▶ **DATA IN THIS EXERCISE**
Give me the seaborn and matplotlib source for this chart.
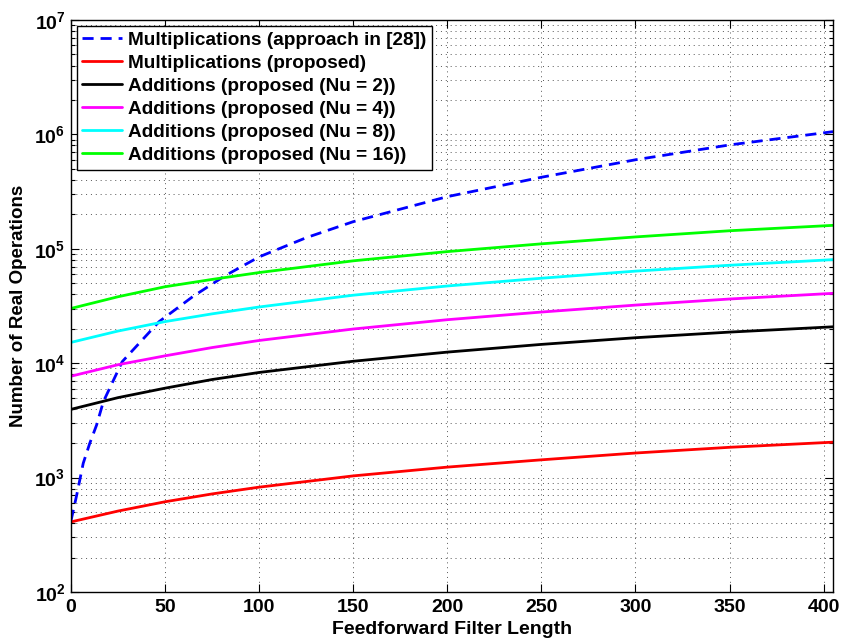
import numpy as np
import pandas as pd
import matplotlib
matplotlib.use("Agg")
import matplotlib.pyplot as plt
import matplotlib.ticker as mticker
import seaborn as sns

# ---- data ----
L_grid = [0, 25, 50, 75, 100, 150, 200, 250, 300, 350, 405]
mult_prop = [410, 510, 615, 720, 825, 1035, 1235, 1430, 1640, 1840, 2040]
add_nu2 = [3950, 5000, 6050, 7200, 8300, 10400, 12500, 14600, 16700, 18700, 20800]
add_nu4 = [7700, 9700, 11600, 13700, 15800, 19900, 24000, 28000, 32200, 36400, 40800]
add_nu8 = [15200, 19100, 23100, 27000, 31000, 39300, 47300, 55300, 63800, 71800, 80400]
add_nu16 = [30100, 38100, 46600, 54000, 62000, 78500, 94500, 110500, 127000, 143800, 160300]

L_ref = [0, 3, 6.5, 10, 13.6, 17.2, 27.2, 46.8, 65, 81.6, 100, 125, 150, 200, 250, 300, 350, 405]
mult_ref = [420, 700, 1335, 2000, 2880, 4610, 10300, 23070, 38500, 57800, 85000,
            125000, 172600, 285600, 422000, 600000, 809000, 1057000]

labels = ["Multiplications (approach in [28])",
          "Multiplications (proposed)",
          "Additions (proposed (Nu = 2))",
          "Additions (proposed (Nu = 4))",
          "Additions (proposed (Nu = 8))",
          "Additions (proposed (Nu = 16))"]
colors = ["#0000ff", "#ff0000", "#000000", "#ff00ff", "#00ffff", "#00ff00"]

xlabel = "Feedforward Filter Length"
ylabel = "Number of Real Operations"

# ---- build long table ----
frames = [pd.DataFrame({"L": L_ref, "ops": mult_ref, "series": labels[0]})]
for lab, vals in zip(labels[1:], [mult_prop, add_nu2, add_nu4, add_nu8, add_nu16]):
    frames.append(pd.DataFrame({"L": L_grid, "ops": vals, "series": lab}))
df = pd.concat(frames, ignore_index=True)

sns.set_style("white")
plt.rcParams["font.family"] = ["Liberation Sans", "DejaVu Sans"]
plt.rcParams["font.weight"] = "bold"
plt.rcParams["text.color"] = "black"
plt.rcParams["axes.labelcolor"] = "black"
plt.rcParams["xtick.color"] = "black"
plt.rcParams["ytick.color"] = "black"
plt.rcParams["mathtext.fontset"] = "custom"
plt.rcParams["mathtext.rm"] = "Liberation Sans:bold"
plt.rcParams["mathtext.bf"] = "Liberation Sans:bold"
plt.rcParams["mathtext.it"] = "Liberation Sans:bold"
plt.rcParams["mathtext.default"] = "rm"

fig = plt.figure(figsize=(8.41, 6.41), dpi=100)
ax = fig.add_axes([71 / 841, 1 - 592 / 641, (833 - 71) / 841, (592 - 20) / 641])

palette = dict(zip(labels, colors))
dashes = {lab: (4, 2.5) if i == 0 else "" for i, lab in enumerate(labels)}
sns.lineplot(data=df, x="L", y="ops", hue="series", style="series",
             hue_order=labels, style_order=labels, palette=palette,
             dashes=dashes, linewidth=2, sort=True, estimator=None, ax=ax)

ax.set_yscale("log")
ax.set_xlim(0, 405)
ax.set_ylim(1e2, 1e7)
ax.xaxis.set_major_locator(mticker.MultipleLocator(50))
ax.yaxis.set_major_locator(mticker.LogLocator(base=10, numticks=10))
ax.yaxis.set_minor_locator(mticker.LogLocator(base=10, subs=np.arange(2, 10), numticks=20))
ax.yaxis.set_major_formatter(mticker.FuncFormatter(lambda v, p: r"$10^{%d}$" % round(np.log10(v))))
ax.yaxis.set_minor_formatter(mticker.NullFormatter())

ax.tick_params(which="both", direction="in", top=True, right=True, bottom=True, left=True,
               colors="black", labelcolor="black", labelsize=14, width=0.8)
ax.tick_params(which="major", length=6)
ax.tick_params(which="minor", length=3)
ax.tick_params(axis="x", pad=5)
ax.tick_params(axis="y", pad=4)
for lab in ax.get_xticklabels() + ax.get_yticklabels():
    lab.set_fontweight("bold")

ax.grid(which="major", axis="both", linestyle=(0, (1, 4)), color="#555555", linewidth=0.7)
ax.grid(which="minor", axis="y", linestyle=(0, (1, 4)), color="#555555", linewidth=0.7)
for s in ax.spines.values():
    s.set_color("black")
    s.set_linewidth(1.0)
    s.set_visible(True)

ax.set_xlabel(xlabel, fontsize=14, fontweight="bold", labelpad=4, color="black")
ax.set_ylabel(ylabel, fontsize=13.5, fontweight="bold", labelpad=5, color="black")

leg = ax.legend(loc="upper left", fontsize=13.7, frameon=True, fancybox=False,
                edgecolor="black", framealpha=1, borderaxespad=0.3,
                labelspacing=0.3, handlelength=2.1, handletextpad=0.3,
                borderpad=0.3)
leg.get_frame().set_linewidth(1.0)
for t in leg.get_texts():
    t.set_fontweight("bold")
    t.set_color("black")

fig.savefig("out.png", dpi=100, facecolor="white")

...

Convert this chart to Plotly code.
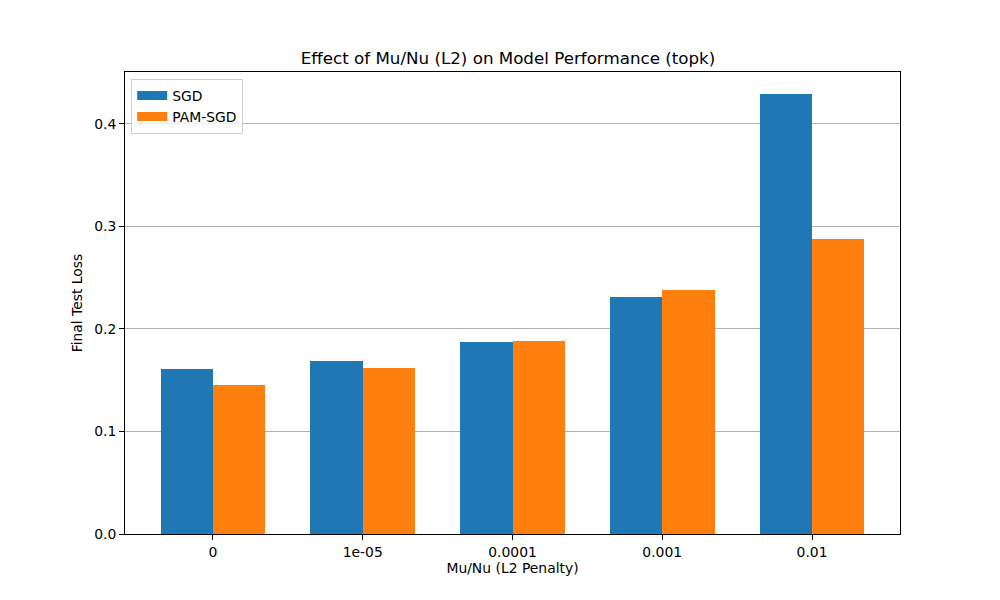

▶ **BRIEF**
Using the data above, which lines fall from the one with "Give me the" through the one with "125000, 172600, 285600, 422000, 600000, 809000, 1057000]"? Repeat them exactly, ends included, minus any pictures.

▶ **OUTPUT OF THE TASK**
Give me the seaborn and matplotlib source for this chart.
import numpy as np
import pandas as pd
import matplotlib
matplotlib.use("Agg")
import matplotlib.pyplot as plt
import matplotlib.ticker as mticker
import seaborn as sns

# ---- data ----
L_grid = [0, 25, 50, 75, 100, 150, 200, 250, 300, 350, 405]
mult_prop = [410, 510, 615, 720, 825, 1035, 1235, 1430, 1640, 1840, 2040]
add_nu2 = [3950, 5000, 6050, 7200, 8300, 10400, 12500, 14600, 16700, 18700, 20800]
add_nu4 = [7700, 9700, 11600, 13700, 15800, 19900, 24000, 28000, 32200, 36400, 40800]
add_nu8 = [15200, 19100, 23100, 27000, 31000, 39300, 47300, 55300, 63800, 71800, 80400]
add_nu16 = [30100, 38100, 46600, 54000, 62000, 78500, 94500, 110500, 127000, 143800, 160300]

L_ref = [0, 3, 6.5, 10, 13.6, 17.2, 27.2, 46.8, 65, 81.6, 100, 125, 150, 200, 250, 300, 350, 405]
mult_ref = [420, 700, 1335, 2000, 2880, 4610, 10300, 23070, 38500, 57800, 85000,
            125000, 172600, 285600, 422000, 600000, 809000, 1057000]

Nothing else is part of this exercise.